I hope the answer to this question is that there are absolutely NO
methods or implementations to solve this “problem.” This is the whole
point to a firewall! If you could gain access to the machines behind a
firewall then there’s absolutely no point whatsoever in having a
firewall in the first place.

Sorry, that’s wildly overstated. Many firewalls exist for the purpose
of limiting, not preventing traffic between systems, .e.g. creating
a DMZ for a corporate web or mail server (or server farm).

It would be possible to allow a tightly constrained inbound access,
but if the firewall owner is like most corporate IT types, getting that
approved would admittedly be tough.

So an alternate (very general) answer to the OP’s problem would be
to proxy the device data out to the web server.


Hassan S. ------------------------ [email protected]
http://about.me/hassanschroeder
twitter: @hassan

On Mar 22, 2013, at 11:17 AM, Hassan S. wrote:

Sorry, that’s wildly overstated. Many firewalls exist for the purpose
of limiting, not preventing traffic between systems, .e.g. creating
a DMZ for a corporate web or mail server (or server farm).
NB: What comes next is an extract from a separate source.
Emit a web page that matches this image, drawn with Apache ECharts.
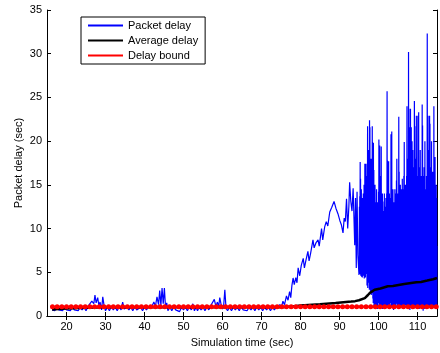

It would be possible to allow a tightly constrained inbound access,
but if the firewall owner is like most corporate IT types, getting that
approved would admittedly be tough.

The original question specified: ip address on the internal network, and
no port forwarding–calling that impossible is not overstating
anything :wink:


Scott R.
[email protected]
http://www.elevated-dev.com/
(303) 722-0567 voice

On Fri, Mar 22, 2013 at 12:54 PM, Scott R.
[email protected] wrote:

The original question specified: ip address on the internal network, and no port
forwarding–calling that impossible is not overstating anything :wink:

Well, I’d suggest that a smart proxy/relay would not be considered
“port forwarding” (and fit the bill), but it’s obviously easier and more
secure to just push the data out from inside.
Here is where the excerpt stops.